La justice est en Suisse peu abordable pour la classe moyenne

Posté le 21 septembre, 2014 dans justice

Le thème est récurrent : Maître, combien ça va me coûter ? La réalité abrupte est que la justice est accessible aux démunis par l’assistance juridique, aux nantis qui ont les moyens de leurs ambitions judiciaires, mais plus difficilement à la classe moyenne. Pour un particulier ou un ménage de la classe moyenne, et même supérieure, débourser ou provisionner 2-3-4 ou 5’000.- francs pas mois pour un litige constitue un gros débours voire n’est tout simplement pas possible. Or ces personnes ne sont pas éligibles à l’assistance juridique, et de nombreux procès, entre les droits de greffe, les frais d’avocat et les dépens, coûtent facilement de 20 à 150’000.- francs et plus pour des valeurs litigieuses qui ne sont pas astronomiques. Un litige avec son architecte ou un entrepreneur, relatif à une opposition de construire ou une servitude, à un accident, à une couverture d’assurance, à un défaut contractuel, à une succession, ou tout simplement un divorce, a très vite une valeur litigieuse en centaines de milliers de francs. Il engendre ainsi très vite des frais juridiques de plusieurs dizaines de milliers de francs. Et lorsqu’il en résulte une entrave concrète à l’exercice de droits, c’est problématique en termes de justice et d’Etat de droit. Une présentation récente de Me Boris Vittoz au Groupe Vaudois de l’ASA à fin de comparer l’arbitrage (et ses avantages) à la justice ordinaire a posé des chiffres très intéressants à cet égard également.

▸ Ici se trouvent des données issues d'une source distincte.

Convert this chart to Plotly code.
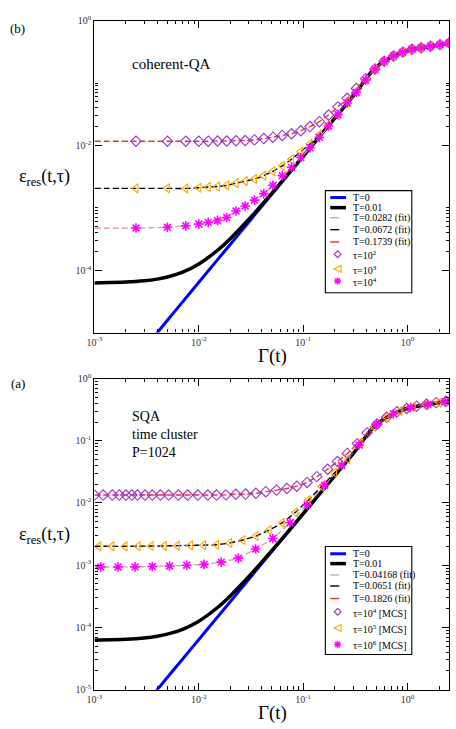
import plotly.graph_objects as go

W, H = 456, 729
FONT = "Liberation Serif"

# ---------------- data ----------------
# exact curves (same in both panels)
blue_gamma = [0.0035, 0.004, 0.005, 0.007, 0.01, 0.015, 0.02, 0.03, 0.05, 0.07, 0.1, 0.15, 0.2,
              0.238, 0.28, 0.316, 0.35, 0.391, 0.43, 0.474, 0.53, 0.59, 0.65, 0.721, 0.8, 0.897,
              1.0, 1.107, 1.355, 1.683, 2.046, 2.5]
blue_eres = [7.7e-6, 1.0e-5, 1.58e-5, 3.11e-5, 6.4e-5, 1.45e-4, 2.59e-4, 5.89e-4, 1.65e-3, 3.26e-3,
             6.70e-3, 0.0152, 0.0272, 0.0387, 0.0536, 0.0692, 0.087, 0.112, 0.138, 0.166, 0.195,
             0.221, 0.244, 0.268, 0.290, 0.314, 0.333, 0.348, 0.369, 0.391, 0.414, 0.439]

black_gamma = [0.001, 0.002, 0.003, 0.004, 0.005, 0.007, 0.01, 0.015, 0.02, 0.03, 0.05, 0.07, 0.1,
               0.15, 0.2, 0.238, 0.28, 0.316, 0.35, 0.391, 0.43, 0.474, 0.53, 0.59, 0.65, 0.721,
               0.8, 0.897, 1.0, 1.107, 1.355, 1.683, 2.046, 2.5]
black_eres = [6.26e-5, 6.45e-5, 6.76e-5, 7.2e-5, 7.78e-5, 9.31e-5, 1.26e-4, 2.07e-4, 3.21e-4,
              6.51e-4, 1.71e-3, 3.32e-3, 6.76e-3, 0.0153, 0.0273, 0.0387, 0.0536, 0.0692, 0.087,
              0.112, 0.138, 0.166, 0.195, 0.221, 0.244, 0.268, 0.290, 0.314, 0.333, 0.348, 0.369,
              0.391, 0.414, 0.439]

# panel (b): coherent-QA
top_gamma = [0.0025, 0.005, 0.0075, 0.01, 0.0123, 0.0151, 0.0185, 0.0227, 0.0278, 0.0341, 0.0419,
             0.0513, 0.063, 0.0773, 0.0948, 0.116, 0.143, 0.175, 0.215, 0.264, 0.323, 0.397,
             0.487, 0.597, 0.733, 0.899, 1.10, 1.35, 1.66, 2.04, 2.5]
top_tau1e2 = [0.0117, 0.0117, 0.0117, 0.0117, 0.0117, 0.0118, 0.0118, 0.0119, 0.0120, 0.0123,
              0.0129, 0.0136, 0.0145, 0.0154, 0.0172, 0.0201, 0.0241, 0.0308, 0.0416, 0.057,
              0.0819, 0.118, 0.169, 0.224, 0.272, 0.314, 0.348, 0.368, 0.391, 0.414, 0.439]
top_tau1e3 = [0.00205, 0.00205, 0.00205, 0.0021, 0.00216, 0.0022, 0.00229, 0.00249, 0.00268,
              0.0029, 0.00329, 0.00386, 0.00472, 0.00602, 0.00796, 0.0106, 0.0149, 0.0214,
              0.0308, 0.0493, 0.0722, 0.112, 0.166, 0.224, 0.272, 0.314, 0.348, 0.368, 0.391,
              0.414, 0.439]
top_tau1e4 = [4.75e-4, 4.88e-4, 5.17e-4, 5.5e-4, 5.85e-4, 6.29e-4, 7.01e-4, 8.91e-4, 1.07e-3,
              1.33e-3, 1.69e-3, 2.29e-3, 3.29e-3, 4.46e-3, 6.4e-3, 9.2e-3, 0.0135, 0.0205,
              0.0312, 0.048, 0.0715, 0.112, 0.166, 0.224, 0.272, 0.314, 0.348, 0.368, 0.391,
              0.414, 0.439]
top_fit_start = 0.001
top_fit_plateaus = [4.7e-4, 0.00205, 0.0117]   # T=0.0282, 0.0672, 0.1739

# panel (a): SQA
bot_d_gamma = [0.001, 0.00121, 0.00148, 0.00173, 0.002, 0.00228, 0.00258, 0.00305, 0.00358,
               0.00428, 0.00513, 0.00636, 0.00781, 0.00978, 0.0122, 0.0148, 0.0182, 0.0226,
               0.028, 0.0352, 0.0438, 0.0554, 0.0698, 0.0868, 0.109, 0.135, 0.171, 0.213,
               0.265, 0.33, 0.41, 0.51, 0.63, 0.79, 0.98, 1.22, 1.51, 1.88, 2.33]
bot_tau1e4 = [0.0134, 0.0134, 0.0134, 0.0134, 0.0134, 0.0134, 0.0134, 0.0134, 0.0134, 0.0134,
              0.0134, 0.0134, 0.0134, 0.0134, 0.0134, 0.0134, 0.0135, 0.0138, 0.0139, 0.0143,
              0.0152, 0.0161, 0.0171, 0.0186, 0.0214, 0.0265, 0.0348, 0.0465, 0.0626, 0.090,
              0.134, 0.186, 0.238, 0.292, 0.33, 0.36, 0.385, 0.41, 0.432]
bot_t_gamma = [0.0011, 0.00147, 0.00196, 0.00262, 0.00349, 0.00467, 0.00622, 0.00832, 0.0111,
               0.0148, 0.0198, 0.0264, 0.0352, 0.0471, 0.0628, 0.0839, 0.112, 0.150, 0.200,
               0.267, 0.356, 0.475, 0.634, 0.847, 1.13, 1.51, 2.01]
bot_tau1e5 = [0.00201, 0.00201, 0.00201, 0.00202, 0.00203, 0.00204, 0.00206, 0.00208, 0.0021,
              0.00213, 0.00228, 0.00254, 0.00294, 0.00366, 0.0048, 0.00703, 0.0111, 0.0184,
              0.0306, 0.0506, 0.091, 0.167, 0.238, 0.302, 0.352, 0.381, 0.411]
bot_s_gamma = [0.00115, 0.00168, 0.00245, 0.00358, 0.00524, 0.00766, 0.0112, 0.0164, 0.0239,
               0.035, 0.0512, 0.0748, 0.109, 0.160, 0.234, 0.342, 0.500, 0.731, 1.07, 1.56, 2.29]
bot_tau1e6 = [9.37e-4, 9.37e-4, 9.4e-4, 9.5e-4, 9.7e-4, 1.0e-3, 1.03e-3, 1.12e-3, 1.30e-3,
              1.82e-3, 2.69e-3, 4.8e-3, 9.33e-3, 0.0193, 0.040, 0.085, 0.180, 0.272, 0.343,
              0.385, 0.425]
bot_fit_start = 0.001
bot_fit_plateaus = [9.37e-4, 0.00201, 0.0134]   # T=0.04168, 0.0651, 0.1826

# tick labels
x_tickvals = [1e-3, 1e-2, 1e-1, 1.0]
x_ticktext = ["10<sup>-3</sup>", "10<sup>-2</sup>", "10<sup>-1</sup>", "10<sup>0</sup>"]
top_y_tickvals = [1.0, 1e-2, 1e-4]
top_y_ticktext = ["10<sup>0</sup>", "10<sup>-2</sup>", "10<sup>-4</sup>"]
bot_y_tickvals = [1.0, 1e-1, 1e-2, 1e-3, 1e-4, 1e-5]
bot_y_ticktext = ["10<sup>0</sup>", "10<sup>-1</sup>", "10<sup>-2</sup>", "10<sup>-3</sup>",
                  "10<sup>-4</sup>", "10<sup>-5</sup>"]

top_legend = ["T=0", "T=0.01", "T=0.0282 (fit)", "T=0.0672 (fit)", "T=0.1739 (fit)",
              "τ=10<sup>2</sup>", "τ=10<sup>3</sup>", "τ=10<sup>4</sup>"]
bot_legend = ["T=0", "T=0.01", "T=0.04168 (fit)", "T=0.0651 (fit)", "T=0.1826 (fit)",
              "τ=10<sup>4</sup> [MCS]", "τ=10<sup>5</sup> [MCS]", "τ=10<sup>6</sup> [MCS]"]

# ---------------- styles ----------------
C_BLUE, C_BLACK = "#0000ff", "#000000"
C_FIT = ["#dba3a3", "#000000", "#f03030"]
C_DIA, C_TRI, C_STAR = "#9932cc", "#ffa500", "#ff00ff"


def px_x(p):
    return p / W


def px_y(p):
    return 1 - p / H


fig = go.Figure()


def add_panel(xa, ya, fit_start, plateaus, series):
    # series: list of (gamma, values, symbol, color), in fit-colour order
    fig.add_trace(go.Scatter(x=blue_gamma, y=blue_eres, mode="lines", xaxis=xa, yaxis=ya,
                             line=dict(color=C_BLUE, width=3, shape="spline", smoothing=0.6),
                             showlegend=False, hoverinfo="skip"))
    fig.add_trace(go.Scatter(x=black_gamma, y=black_eres, mode="lines", xaxis=xa, yaxis=ya,
                             line=dict(color=C_BLACK, width=3.5, shape="spline", smoothing=0.6),
                             showlegend=False, hoverinfo="skip"))
    for (g, v, sym, col), pl, fc in zip(series, plateaus, C_FIT):
        fx = [fit_start] + list(g) if g[0] > fit_start else list(g)
        fy = [pl] + list(v) if g[0] > fit_start else list(v)
        fig.add_trace(go.Scatter(x=fx, y=fy, mode="lines", xaxis=xa, yaxis=ya,
                                 line=dict(color=fc, width=1.4, dash="6px,3px", shape="spline",
                                           smoothing=0.5),
                                 showlegend=False, hoverinfo="skip"))
    for g, v, sym, col in series[::-1]:
        lw = 1.6 if sym.startswith("asterisk") else 1.1
        fig.add_trace(go.Scatter(x=g, y=v, mode="markers", xaxis=xa, yaxis=ya,
                                 marker=dict(symbol=sym, size=8, color=col,
                                             line=dict(color=col, width=lw)),
                                 showlegend=False, hoverinfo="skip"))


add_panel("x", "y", top_fit_start, top_fit_plateaus,
          [(top_gamma, top_tau1e4, "asterisk-open", C_STAR),
           (top_gamma, top_tau1e3, "triangle-left-open", C_TRI),
           (top_gamma, top_tau1e2, "diamond-open", C_DIA)])
add_panel("x2", "y2", bot_fit_start, bot_fit_plateaus,
          [(bot_s_gamma, bot_tau1e6, "asterisk-open", C_STAR),
           (bot_t_gamma, bot_tau1e5, "triangle-left-open", C_TRI),
           (bot_d_gamma, bot_tau1e4, "diamond-open", C_DIA)])

x_minor = [m * 10.0 ** e for e in (-3, -2, -1) for m in range(2, 10)] + [2.0]
top_y_minor = [m * 1e-2 for m in range(2, 11)] + [m * 1e-4 for m in range(2, 11)]
bot_y_minor = [m * 10.0 ** e for e in (-5, -4, -3, -2, -1) for m in range(2, 10)]

XD = [88 / W, 449 / W]
axis_common = dict(type="log", showline=True, linecolor="black", linewidth=1.2, mirror="ticks",
                   ticks="inside", ticklen=7, tickwidth=1.1, tickcolor="black", showgrid=False,
                   zeroline=False, tickfont=dict(family=FONT, size=10, color="#333"))

fig.update_layout(
    width=W, height=H, autosize=False, margin=dict(l=0, r=0, t=0, b=0),
    paper_bgcolor="white", plot_bgcolor="white", showlegend=False,
    xaxis=dict(domain=XD, anchor="y", range=[-3, 0.398], tickvals=x_tickvals, ticktext=x_ticktext,
               minor=dict(ticks="inside", ticklen=3.5, tickvals=x_minor, tickcolor="black"),
               **axis_common),
    yaxis=dict(domain=[1 - 331.5 / H, 1 - 14 / H], anchor="x", range=[-5, 0],
               tickvals=top_y_tickvals, ticktext=top_y_ticktext,
               minor=dict(ticks="inside", ticklen=3.5, tickvals=top_y_minor, tickcolor="black"),
               **axis_common),
    xaxis2=dict(domain=XD, anchor="y2", range=[-3, 0.398], tickvals=x_tickvals,
                ticktext=x_ticktext,
                minor=dict(ticks="inside", ticklen=3.5, tickvals=x_minor, tickcolor="black"),
                **axis_common),
    yaxis2=dict(domain=[1 - 695 / H, 1 - 378.3 / H], anchor="x2", range=[-5, 0],
                tickvals=bot_y_tickvals, ticktext=bot_y_ticktext,
                minor=dict(ticks="inside", ticklen=3.5, tickvals=bot_y_minor, tickcolor="black"),
                **axis_common),
)

ann = []


def text(x, y, s, size, xanchor="center", yanchor="middle", align="center"):
    ann.append(dict(x=px_x(x), y=px_y(y), xref="paper", yref="paper", text=s, showarrow=False,
                    xanchor=xanchor, yanchor=yanchor, align=align,
                    font=dict(family=FONT, size=size, color="black")))


# axis titles / panel labels / annotations
for dy in (0, 364):
    text(37, 174 + dy, "ε<sub>res</sub>(t,τ)", 18)
    text(269, 355 + dy, "Γ(t)", 19)
text(10, 22, "(b)", 13)
text(10, 383, "(a)", 13)
text(124, 58, "coherent-QA", 15, xanchor="left")
text(124, 435, "SQA<br>time cluster<br>P=1024", 14, xanchor="left", align="left")

shapes = []


def legend(box, rows, labels):
    x0, y0, x1, y1 = box
    shapes.append(dict(type="rect", xref="paper", yref="paper", x0=px_x(x0), x1=px_x(x1),
                       y0=px_y(y1), y1=px_y(y0), line=dict(color="black", width=1.1),
                       fillcolor="white", layer="above"))
    styles = [(C_BLUE, 3, "solid"), (C_BLACK, 3.5, "solid"), (C_FIT[0], 1.4, "dash"),
              (C_FIT[1], 1.4, "dash"), (C_FIT[2], 1.4, "dash")]
    for (col, w, d), ry in zip(styles, rows[:5]):
        shapes.append(dict(type="line", xref="paper", yref="paper", x0=px_x(328), x1=px_x(344),
                           y0=px_y(ry), y1=px_y(ry), line=dict(color=col, width=w, dash=d)))
    cx, r = 335.5, 3.5
    # diamond
    cy = rows[5] - 1
    shapes.append(dict(type="path", xref="paper", yref="paper",
                       path=f"M {px_x(cx)},{px_y(cy - r)} L {px_x(cx + r)},{px_y(cy)} "
                            f"L {px_x(cx)},{px_y(cy + r)} L {px_x(cx - r)},{px_y(cy)} Z",
                       line=dict(color=C_DIA, width=1.1)))
    # triangle-left
    cy = rows[6] - 1
    shapes.append(dict(type="path", xref="paper", yref="paper",
                       path=f"M {px_x(cx - r)},{px_y(cy)} L {px_x(cx + r)},{px_y(cy - r)} "
                            f"L {px_x(cx + r)},{px_y(cy + r)} Z",
                       line=dict(color=C_TRI, width=1.1)))
    # asterisk
    cy = rows[7] - 1
    d = r * 0.72
    for ax0, ay0, ax1, ay1 in [(-r, 0, r, 0), (0, -r, 0, r), (-d, -d, d, d), (-d, d, d, -d)]:
        shapes.append(dict(type="line", xref="paper", yref="paper",
                           x0=px_x(cx + ax0), y0=px_y(cy + ay0), x1=px_x(cx + ax1),
                           y1=px_y(cy + ay1), line=dict(color=C_STAR, width=1.6)))
    for lab, ry in zip(labels, rows):
        text(349.5, ry, lab, 10, xanchor="left")


legend((323, 187, 411, 291), [194, 204.3, 214.5, 226.7, 239.3, 252.7, 267.7, 280], top_legend)
legend((323, 549.3, 411, 659.3), [556.7, 566.7, 578.3, 589.5, 602.3, 616.7, 633.3, 650],
       bot_legend)

fig.update_layout(annotations=ann, shapes=shapes)
fig.write_html("out.html")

Pour un litige de 1,5 millions, le demandeur vaudois doit avancer 202’000.- contre 232’000.- à Genève, et le défendeur 151’800.- dans les deux cantons. Soit un coût du litige de 353’800.- et 383’800.-, donc de l’ordre de 25% de la valeur litigieuse, dont l’essentiel, mais pas la totalité, se reporte sur la partie perdante. A titre indicatif, objet de cette étude, le coût d’un arbitrage selon les Swiss Rules est de 379’500.-, soit pas plus onéreux, infiniment plus rapide, ce qui a souvent un coût financier propre, mais sans les trois degrés de juridictions et donc les possibilités ordinaires de correction en cas de décision erronée. Pour un litige de 150’000.-, les frais cumulés sont de 81’600.- dans le canton de Vaud et de 88’600.- à Genève (68’400.- pour un arbitrage). C’est plus de 50% de l’enjeu ! – ce qui est difficilement justifiable. Cette étude a nécessité de prendre des fourchettes théoriques en termes de taux horaire et de temps consacré, facteurs qui fluctuent significativement d’une affaire à l’autre. Dans nombre de cas de ces ordres, les avocats facturent moins que les paramètres retenus, avec pour effet, souvent, de baisser leur taux effectif et/ou leur rentabilité. Lorsque le client est un particulier, l’avocat ne peut pas toujours, même dans une affaire portant sur un million, facturer 150’000.-, même sur plusieurs années, et le client ayant déjà acquitté 50 ou 80’000.- de droits de greffe. Mais quelle que soit la marge sur ces paramètres, cela illustre exactement le propos : entre 150’000.- et 1,5 millions, un litige est très cher, comporte un risque très cher pour le perdant, et est difficilement accessible pour la classe moyenne.

Quelles autres conclusions en tirer ? La justice devrait-elle être gratuite hors les frais d’avocats que chacun conserve comme aux Etats-Unis ? Ce serait un virage philosophique majeur, ainsi qu’en termes de financement de l’institution – et alors que les Américains se demandent eux-mêmes s’ils devraient passer au « loser pays ». Peu importe finalement que, dans la sommes des injustices de l’existence, ceux qui ne sont pas démunis assument leurs litiges – même si cela est cher ? Après tout, ce n’est la faute ni de l’avocat ni du juge si les justiciables ont des problèmes et se disputent – plutôt que de les éviter ou de les transiger. S’ils avaient une meilleure compréhension de leurs coûts et risques, ils transigeraient davantage, avec les concessions que comporte le seul fait d’être en litige, sur le vu de leurs risques et chances. Mais les mentalités n’y sont pas encore : chacun s’arc-boûte sur sa position et prend ses propres conclusions pour la seule position négociable. L’avocat doit-il travailler davantage au pactum de palmario ? Pas nécessairement puisque souvent cela le pénalise si le client perd – mais ce qui est un choix économique que l’avocat peut apprécier librement. La réalité demeure : se disputer est très (trop) cher pour la classe moyenne et ce n’est pas toujours juste.